Stop Ego-Lifting Your PPC Spend
Walk into any gym and you’ll see it — someone slapping way too many plates on the bar, jerking the weight up with horrible form, and then flexing like they just reinvented training.
On Amazon, the same thing happens every single day. Sellers pump endless money into PPC thinking it makes them look “big.”
Here’s the hard truth: throwing more ad spend at your account isn’t a strategy, it’s ego-lifting.
Why Sellers Ego-Lift With PPC
They see revenue going up and assume they’re winning. (Meanwhile, profit is going down the toilet.)
They’re addicted to impressions and clicks — vanity metrics that make them feel strong, but don’t build long-term business muscle.
They believe SD/SB campaigns are the answer, when in reality Sponsored Products is the bread and butter that actually moves the organic rank needle.
The Problem With Ego PPC
If your campaigns aren’t structured properly, if your keywords aren’t mapped, if your pricing strategy doesn’t back it up, then guess what?
You’re just swinging the barbell up with bad form. Sure, the weight moved, but did it build muscle? Nope.
Smart PPC = Training With Good Form
When we audit accounts, we don’t ask “how much are you spending?”
We ask:
Are you using PPC to drive organic rank growth or just to buy sales?
Is your spend structured like a training program with progressive overload (data-driven keyword expansion), or are you just “winging it”?
Do your ads support your pricing and catalogue structure, or are they fighting against them?
The sellers who win aren’t the ones who throw the most money around. They’re the ones who:
Nail the fundamentals (SP campaigns first, SD/SB only where it makes sense).

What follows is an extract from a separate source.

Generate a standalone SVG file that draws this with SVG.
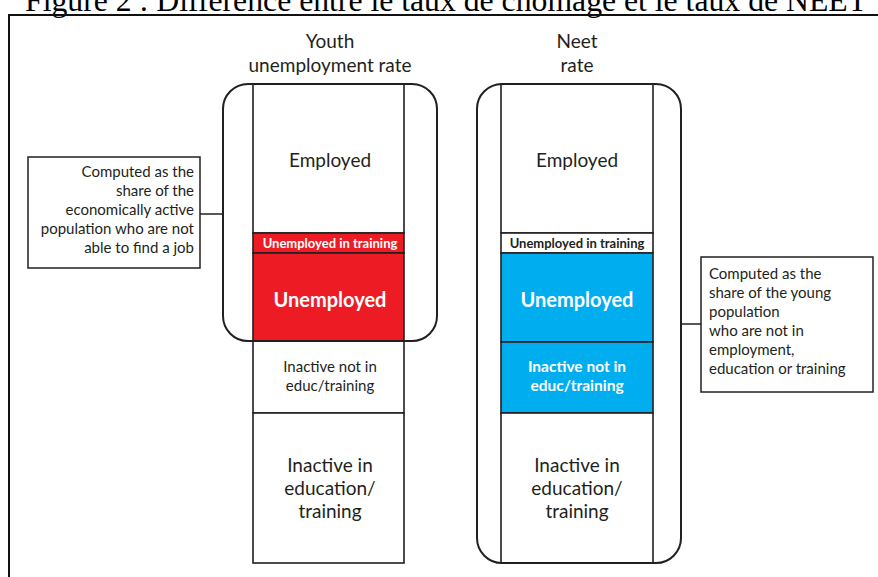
<svg xmlns="http://www.w3.org/2000/svg" width="878" height="577" viewBox="0 0 878 577">
  <style>
    .title { font-family: "Liberation Serif", "Times New Roman", serif; font-size: 32px; fill: #000; }
    .lbl { font-family: Lato, "Noto Sans", sans-serif; fill: #231f20; text-anchor: middle; }
    .head { font-size: 19px; }
    .big { font-size: 19px; }
    .bigb { font-size: 20px; font-weight: bold; }
    .mid { font-size: 15px; }
    .midb { font-size: 15.5px; font-weight: bold; }
    .small { font-size: 13px; font-weight: bold; }
    .white { fill: #ffffff; }
    .note { font-family: Lato, "Noto Sans", sans-serif; font-size: 15px; fill: #231f20; }
    .frame { fill: none; stroke: #231f20; stroke-width: 2; }
    .cell { stroke: #231f20; stroke-width: 1.6; }
    .link { fill: none; stroke: #231f20; stroke-width: 1.5; }
  </style>

  <rect width="878" height="577" fill="#ffffff"/>

  <!-- caption, partly clipped by the top edge -->
  <text class="title" x="25" y="11" textLength="842" lengthAdjust="spacingAndGlyphs">Figure 2 : Différence entre le taux de chômage et le taux de NEET</text>

  <!-- outer border -->
  <path d="M9 577 V15 H878" fill="none" stroke="#111" stroke-width="2"/>

  <!-- column headings -->
  <g id="head-youth">
    <text class="lbl head" x="330" y="48">Youth</text>
    <text class="lbl head" x="330" y="72">unemployment rate</text>
  </g>
  <g id="head-neet">
    <text class="lbl head" x="577" y="48">Neet</text>
    <text class="lbl head" x="577" y="72">rate</text>
  </g>

  <!-- youth unemployment column -->
  <g id="youth-employed">
    <rect class="cell" x="253" y="84" width="151" height="149" fill="#ffffff"/>
    <text class="lbl big" x="330" y="167">Employed</text>
  </g>
  <g id="youth-unemployed-training">
    <rect class="cell" x="253" y="233" width="151" height="20" fill="#ed1c24"/>
    <text class="lbl small white" x="330" y="247.5">Unemployed in training</text>
  </g>
  <g id="youth-unemployed">
    <rect class="cell" x="253" y="253" width="151" height="88" fill="#ed1c24"/>
    <text class="lbl bigb white" x="330" y="307">Unemployed</text>
  </g>
  <g id="youth-inactive-not">
    <rect class="cell" x="253" y="341" width="151" height="72" fill="#ffffff"/>
    <text class="lbl mid" x="330" y="372">Inactive not in</text>
    <text class="lbl mid" x="330" y="391">educ/training</text>
  </g>
  <g id="youth-inactive-edu">
    <rect class="cell" x="253" y="413" width="151" height="150" fill="#ffffff"/>
    <text class="lbl big" x="330" y="472">Inactive in</text>
    <text class="lbl big" x="330" y="495">education/</text>
    <text class="lbl big" x="330" y="518">training</text>
  </g>
  <g id="youth-bracket">
    <rect class="frame" x="223" y="84" width="214" height="257" rx="25" ry="25"/>
  </g>

  <!-- NEET column -->
  <g id="neet-employed">
    <rect class="cell" x="501" y="84" width="152" height="149" fill="#ffffff"/>
    <text class="lbl big" x="577" y="167">Employed</text>
  </g>
  <g id="neet-unemployed-training">
    <rect class="cell" x="501" y="233" width="152" height="20" fill="#ffffff"/>
    <text class="lbl small" x="577" y="247.5">Unemployed in training</text>
  </g>
  <g id="neet-unemployed">
    <rect class="cell" x="501" y="253" width="152" height="89" fill="#00aeef"/>
    <text class="lbl bigb white" x="577" y="307">Unemployed</text>
  </g>
  <g id="neet-inactive-not">
    <rect class="cell" x="501" y="342" width="152" height="71" fill="#00aeef"/>
    <text class="lbl midb white" x="577" y="372">Inactive not in</text>
    <text class="lbl midb white" x="577" y="391">educ/training</text>
  </g>
  <g id="neet-inactive-edu">
    <rect class="cell" x="501" y="413" width="152" height="150" fill="#ffffff"/>
    <text class="lbl big" x="577" y="472">Inactive in</text>
    <text class="lbl big" x="577" y="495">education/</text>
    <text class="lbl big" x="577" y="518">training</text>
  </g>
  <g id="neet-bracket">
    <rect class="frame" x="477" y="84" width="204" height="479" rx="25" ry="25"/>
  </g>

  <!-- notes -->
  <g id="note-youth">
    <rect x="28" y="157" width="172" height="111" fill="#ffffff" stroke="#231f20" stroke-width="1.5"/>
    <text class="note" text-anchor="end" x="194" y="177">Computed as the</text>
    <text class="note" text-anchor="end" x="194" y="196">share of the</text>
    <text class="note" text-anchor="end" x="194" y="215">economically active</text>
    <text class="note" text-anchor="end" x="194" y="234">population who are not</text>
    <text class="note" text-anchor="end" x="194" y="253">able to find a job</text>
  </g>
  <g id="note-neet">
    <rect x="701" y="257" width="172" height="135" fill="#ffffff" stroke="#231f20" stroke-width="1.5"/>
    <text class="note" x="709" y="279">Computed as the</text>
    <text class="note" x="709" y="298">share of the young</text>
    <text class="note" x="709" y="317">population</text>
    <text class="note" x="709" y="336">who are not in</text>
    <text class="note" x="709" y="355">employment,</text>
    <text class="note" x="709" y="374">education or training</text>
  </g>

  <!-- connectors -->
  <g id="connectors">
    <line class="link" x1="200" y1="214" x2="223" y2="214"/>
    <line class="link" x1="681" y1="324" x2="701" y2="324"/>
  </g>
</svg>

Track performance vs. profitability (not just clicks).
Use PPC as a tool to amplify their business — not as a crutch to prop up weak fundamentals.
The Takeaway
Stop ego-lifting your PPC spend. Strip the bar, fix your form, and build a strategy that actually grows your organic rank and profit. Because at the end of the day, nobody cares how much you “spent.” They care if you’re actually making money.